What is asked
Will you output the lines between the ones holding "Reproduce this chart" and "const GROUP_VALUES = [0.995, 0.926, 0.84];", inclusive, exactly as they stand, and only those lines, with the pictures left out?

Stored records
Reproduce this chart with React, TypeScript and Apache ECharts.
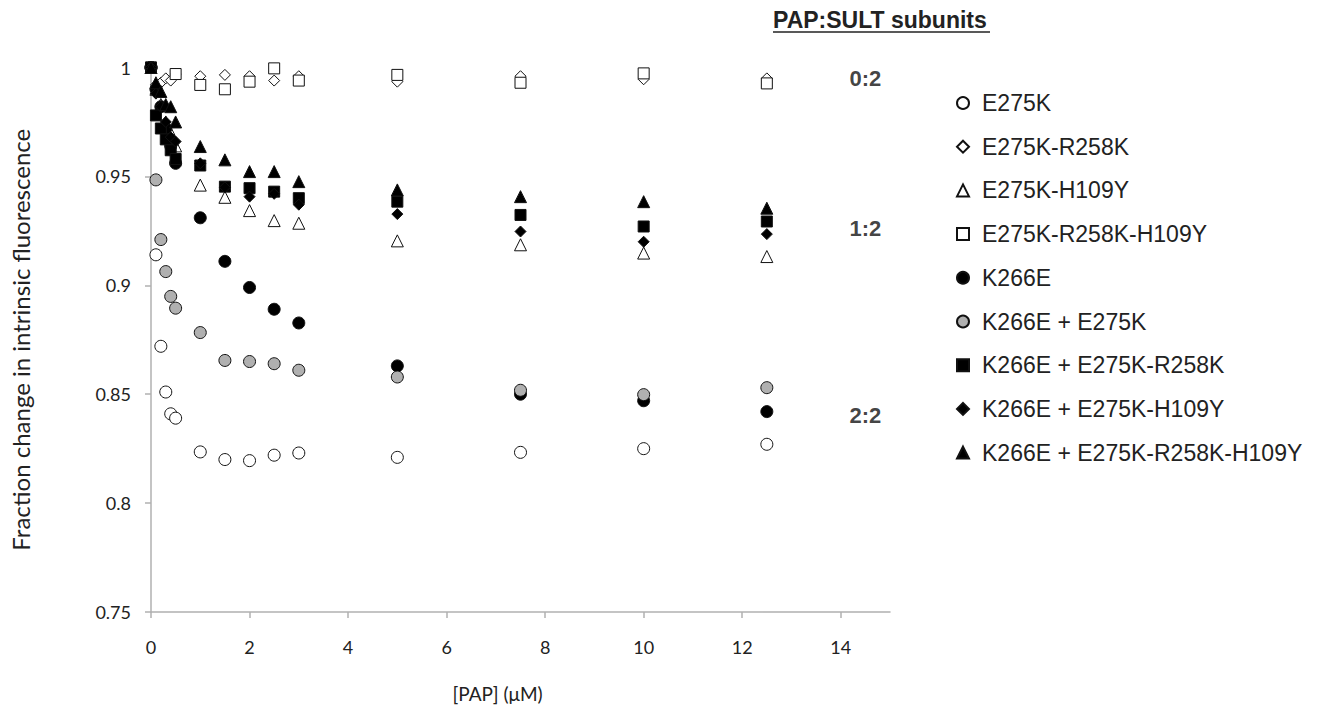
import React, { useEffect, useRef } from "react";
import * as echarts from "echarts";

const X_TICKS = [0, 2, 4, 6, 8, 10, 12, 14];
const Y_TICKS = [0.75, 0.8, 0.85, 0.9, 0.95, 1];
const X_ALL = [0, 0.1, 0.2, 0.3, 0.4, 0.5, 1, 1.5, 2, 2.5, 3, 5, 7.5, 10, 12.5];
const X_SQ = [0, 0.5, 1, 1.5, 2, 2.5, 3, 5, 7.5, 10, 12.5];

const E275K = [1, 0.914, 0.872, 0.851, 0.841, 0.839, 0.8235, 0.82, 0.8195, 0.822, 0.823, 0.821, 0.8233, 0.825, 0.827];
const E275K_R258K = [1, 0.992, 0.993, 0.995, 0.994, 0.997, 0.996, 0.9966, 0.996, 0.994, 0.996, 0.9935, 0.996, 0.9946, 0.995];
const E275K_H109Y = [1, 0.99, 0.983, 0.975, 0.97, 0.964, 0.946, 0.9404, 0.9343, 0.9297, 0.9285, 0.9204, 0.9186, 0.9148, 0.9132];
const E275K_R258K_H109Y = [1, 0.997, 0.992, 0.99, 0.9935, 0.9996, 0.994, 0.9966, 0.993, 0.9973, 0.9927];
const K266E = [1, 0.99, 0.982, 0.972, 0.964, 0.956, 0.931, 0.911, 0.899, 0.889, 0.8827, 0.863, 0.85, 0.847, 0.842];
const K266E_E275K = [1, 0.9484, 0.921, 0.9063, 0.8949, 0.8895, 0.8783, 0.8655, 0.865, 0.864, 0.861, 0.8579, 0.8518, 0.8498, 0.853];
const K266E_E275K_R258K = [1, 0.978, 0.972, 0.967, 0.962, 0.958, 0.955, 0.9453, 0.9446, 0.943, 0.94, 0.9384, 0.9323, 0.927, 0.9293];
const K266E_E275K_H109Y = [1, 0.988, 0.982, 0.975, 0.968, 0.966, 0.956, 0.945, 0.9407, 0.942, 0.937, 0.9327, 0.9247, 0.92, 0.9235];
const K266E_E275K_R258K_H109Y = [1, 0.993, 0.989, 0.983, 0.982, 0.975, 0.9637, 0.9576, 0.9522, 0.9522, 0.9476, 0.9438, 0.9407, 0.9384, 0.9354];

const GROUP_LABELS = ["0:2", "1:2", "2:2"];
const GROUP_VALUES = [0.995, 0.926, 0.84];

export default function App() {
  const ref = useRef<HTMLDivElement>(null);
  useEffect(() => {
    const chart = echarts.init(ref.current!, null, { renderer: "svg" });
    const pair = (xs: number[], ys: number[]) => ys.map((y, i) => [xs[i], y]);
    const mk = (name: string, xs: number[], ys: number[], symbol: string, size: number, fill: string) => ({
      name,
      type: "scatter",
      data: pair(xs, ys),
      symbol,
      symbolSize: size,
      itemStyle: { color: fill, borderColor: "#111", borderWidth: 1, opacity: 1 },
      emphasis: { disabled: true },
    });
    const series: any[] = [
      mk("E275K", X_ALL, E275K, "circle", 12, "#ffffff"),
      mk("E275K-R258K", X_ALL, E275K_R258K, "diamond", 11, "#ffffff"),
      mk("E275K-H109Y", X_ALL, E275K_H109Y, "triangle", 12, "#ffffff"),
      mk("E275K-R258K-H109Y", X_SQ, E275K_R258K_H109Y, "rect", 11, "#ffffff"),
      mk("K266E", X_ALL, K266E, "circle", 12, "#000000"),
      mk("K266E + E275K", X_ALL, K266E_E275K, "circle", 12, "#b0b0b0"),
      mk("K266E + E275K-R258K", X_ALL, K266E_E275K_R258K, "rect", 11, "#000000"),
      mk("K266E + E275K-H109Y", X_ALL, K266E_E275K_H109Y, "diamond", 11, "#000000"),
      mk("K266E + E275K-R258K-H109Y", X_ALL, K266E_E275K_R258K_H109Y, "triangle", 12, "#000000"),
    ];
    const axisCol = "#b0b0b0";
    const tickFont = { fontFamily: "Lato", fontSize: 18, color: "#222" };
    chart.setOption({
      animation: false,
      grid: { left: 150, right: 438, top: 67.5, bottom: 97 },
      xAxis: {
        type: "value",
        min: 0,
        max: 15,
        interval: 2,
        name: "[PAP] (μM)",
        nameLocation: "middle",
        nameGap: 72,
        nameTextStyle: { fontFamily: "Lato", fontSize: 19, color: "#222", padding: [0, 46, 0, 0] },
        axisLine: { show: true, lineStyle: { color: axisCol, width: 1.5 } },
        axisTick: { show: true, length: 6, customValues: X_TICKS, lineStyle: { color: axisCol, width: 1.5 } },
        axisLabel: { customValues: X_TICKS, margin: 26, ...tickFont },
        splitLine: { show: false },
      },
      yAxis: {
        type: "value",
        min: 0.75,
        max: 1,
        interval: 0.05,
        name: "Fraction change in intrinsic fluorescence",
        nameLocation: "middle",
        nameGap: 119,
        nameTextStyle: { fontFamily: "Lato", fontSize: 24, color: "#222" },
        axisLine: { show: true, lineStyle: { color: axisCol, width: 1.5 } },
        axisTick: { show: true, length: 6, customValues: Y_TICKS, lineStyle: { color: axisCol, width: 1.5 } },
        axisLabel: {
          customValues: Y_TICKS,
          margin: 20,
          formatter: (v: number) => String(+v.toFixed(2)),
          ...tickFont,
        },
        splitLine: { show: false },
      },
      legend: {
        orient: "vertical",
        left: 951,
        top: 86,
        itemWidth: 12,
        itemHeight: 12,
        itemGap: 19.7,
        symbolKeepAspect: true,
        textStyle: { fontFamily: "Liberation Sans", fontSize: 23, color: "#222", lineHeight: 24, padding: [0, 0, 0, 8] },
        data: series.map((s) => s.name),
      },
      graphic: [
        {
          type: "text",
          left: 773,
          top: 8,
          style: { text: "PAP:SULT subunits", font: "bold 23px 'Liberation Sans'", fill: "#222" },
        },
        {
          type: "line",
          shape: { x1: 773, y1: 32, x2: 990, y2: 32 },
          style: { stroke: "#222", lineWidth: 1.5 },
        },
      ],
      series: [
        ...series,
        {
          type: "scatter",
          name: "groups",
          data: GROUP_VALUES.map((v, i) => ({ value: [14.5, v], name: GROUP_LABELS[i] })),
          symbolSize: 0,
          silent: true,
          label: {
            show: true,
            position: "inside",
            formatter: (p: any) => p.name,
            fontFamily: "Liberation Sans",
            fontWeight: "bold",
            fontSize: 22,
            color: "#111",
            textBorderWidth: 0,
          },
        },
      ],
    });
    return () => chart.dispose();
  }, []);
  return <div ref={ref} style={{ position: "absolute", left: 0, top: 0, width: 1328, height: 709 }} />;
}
...
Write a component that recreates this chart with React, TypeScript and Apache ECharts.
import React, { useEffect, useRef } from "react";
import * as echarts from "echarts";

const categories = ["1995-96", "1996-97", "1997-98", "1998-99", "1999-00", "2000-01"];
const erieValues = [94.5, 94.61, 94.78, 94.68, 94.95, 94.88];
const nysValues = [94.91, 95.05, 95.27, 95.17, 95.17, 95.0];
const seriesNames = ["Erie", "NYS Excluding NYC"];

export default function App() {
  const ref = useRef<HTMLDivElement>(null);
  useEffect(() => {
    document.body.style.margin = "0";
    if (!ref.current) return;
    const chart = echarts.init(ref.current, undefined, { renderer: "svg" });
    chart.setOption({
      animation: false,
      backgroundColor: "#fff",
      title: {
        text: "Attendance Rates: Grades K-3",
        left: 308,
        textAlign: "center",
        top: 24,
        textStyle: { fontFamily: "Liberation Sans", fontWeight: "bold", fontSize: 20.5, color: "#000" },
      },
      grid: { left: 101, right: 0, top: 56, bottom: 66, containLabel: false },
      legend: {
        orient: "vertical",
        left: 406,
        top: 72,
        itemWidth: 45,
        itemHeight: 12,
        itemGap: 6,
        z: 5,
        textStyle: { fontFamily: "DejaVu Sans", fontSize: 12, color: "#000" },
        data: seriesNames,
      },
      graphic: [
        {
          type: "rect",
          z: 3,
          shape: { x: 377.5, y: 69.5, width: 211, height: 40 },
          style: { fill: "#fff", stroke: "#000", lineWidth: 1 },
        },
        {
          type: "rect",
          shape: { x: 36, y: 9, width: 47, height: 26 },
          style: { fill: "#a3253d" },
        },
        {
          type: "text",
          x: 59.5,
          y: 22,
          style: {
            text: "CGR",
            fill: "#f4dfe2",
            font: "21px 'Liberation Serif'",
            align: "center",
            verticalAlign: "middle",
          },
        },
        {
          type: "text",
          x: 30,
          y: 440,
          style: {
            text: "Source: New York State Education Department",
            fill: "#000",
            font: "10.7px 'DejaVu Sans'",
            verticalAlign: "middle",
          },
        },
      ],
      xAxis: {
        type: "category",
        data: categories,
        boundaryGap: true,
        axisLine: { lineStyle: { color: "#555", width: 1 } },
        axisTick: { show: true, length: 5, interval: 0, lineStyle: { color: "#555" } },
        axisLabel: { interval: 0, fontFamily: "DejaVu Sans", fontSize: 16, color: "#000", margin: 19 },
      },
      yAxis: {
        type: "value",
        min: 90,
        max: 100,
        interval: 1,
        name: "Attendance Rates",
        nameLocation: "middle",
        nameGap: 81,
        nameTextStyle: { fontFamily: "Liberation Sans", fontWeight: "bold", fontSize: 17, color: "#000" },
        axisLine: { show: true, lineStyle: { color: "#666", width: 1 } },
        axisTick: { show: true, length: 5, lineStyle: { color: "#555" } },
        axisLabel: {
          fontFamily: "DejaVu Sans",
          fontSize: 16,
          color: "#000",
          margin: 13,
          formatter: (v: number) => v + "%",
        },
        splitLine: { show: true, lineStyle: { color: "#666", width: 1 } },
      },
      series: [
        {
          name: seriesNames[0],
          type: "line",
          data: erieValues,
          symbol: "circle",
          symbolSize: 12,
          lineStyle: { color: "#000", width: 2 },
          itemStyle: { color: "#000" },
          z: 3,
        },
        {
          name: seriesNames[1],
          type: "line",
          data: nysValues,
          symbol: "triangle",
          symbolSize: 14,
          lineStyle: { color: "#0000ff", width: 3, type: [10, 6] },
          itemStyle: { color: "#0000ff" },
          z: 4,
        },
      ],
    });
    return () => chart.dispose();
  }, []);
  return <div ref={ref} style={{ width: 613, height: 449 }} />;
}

Final answer
Reproduce this chart with React, TypeScript and Apache ECharts.
import React, { useEffect, useRef } from "react";
import * as echarts from "echarts";

const X_TICKS = [0, 2, 4, 6, 8, 10, 12, 14];
const Y_TICKS = [0.75, 0.8, 0.85, 0.9, 0.95, 1];
const X_ALL = [0, 0.1, 0.2, 0.3, 0.4, 0.5, 1, 1.5, 2, 2.5, 3, 5, 7.5, 10, 12.5];
const X_SQ = [0, 0.5, 1, 1.5, 2, 2.5, 3, 5, 7.5, 10, 12.5];

const E275K = [1, 0.914, 0.872, 0.851, 0.841, 0.839, 0.8235, 0.82, 0.8195, 0.822, 0.823, 0.821, 0.8233, 0.825, 0.827];
const E275K_R258K = [1, 0.992, 0.993, 0.995, 0.994, 0.997, 0.996, 0.9966, 0.996, 0.994, 0.996, 0.9935, 0.996, 0.9946, 0.995];
const E275K_H109Y = [1, 0.99, 0.983, 0.975, 0.97, 0.964, 0.946, 0.9404, 0.9343, 0.9297, 0.9285, 0.9204, 0.9186, 0.9148, 0.9132];
const E275K_R258K_H109Y = [1, 0.997, 0.992, 0.99, 0.9935, 0.9996, 0.994, 0.9966, 0.993, 0.9973, 0.9927];
const K266E = [1, 0.99, 0.982, 0.972, 0.964, 0.956, 0.931, 0.911, 0.899, 0.889, 0.8827, 0.863, 0.85, 0.847, 0.842];
const K266E_E275K = [1, 0.9484, 0.921, 0.9063, 0.8949, 0.8895, 0.8783, 0.8655, 0.865, 0.864, 0.861, 0.8579, 0.8518, 0.8498, 0.853];
const K266E_E275K_R258K = [1, 0.978, 0.972, 0.967, 0.962, 0.958, 0.955, 0.9453, 0.9446, 0.943, 0.94, 0.9384, 0.9323, 0.927, 0.9293];
const K266E_E275K_H109Y = [1, 0.988, 0.982, 0.975, 0.968, 0.966, 0.956, 0.945, 0.9407, 0.942, 0.937, 0.9327, 0.9247, 0.92, 0.9235];
const K266E_E275K_R258K_H109Y = [1, 0.993, 0.989, 0.983, 0.982, 0.975, 0.9637, 0.9576, 0.9522, 0.9522, 0.9476, 0.9438, 0.9407, 0.9384, 0.9354];

const GROUP_LABELS = ["0:2", "1:2", "2:2"];
const GROUP_VALUES = [0.995, 0.926, 0.84];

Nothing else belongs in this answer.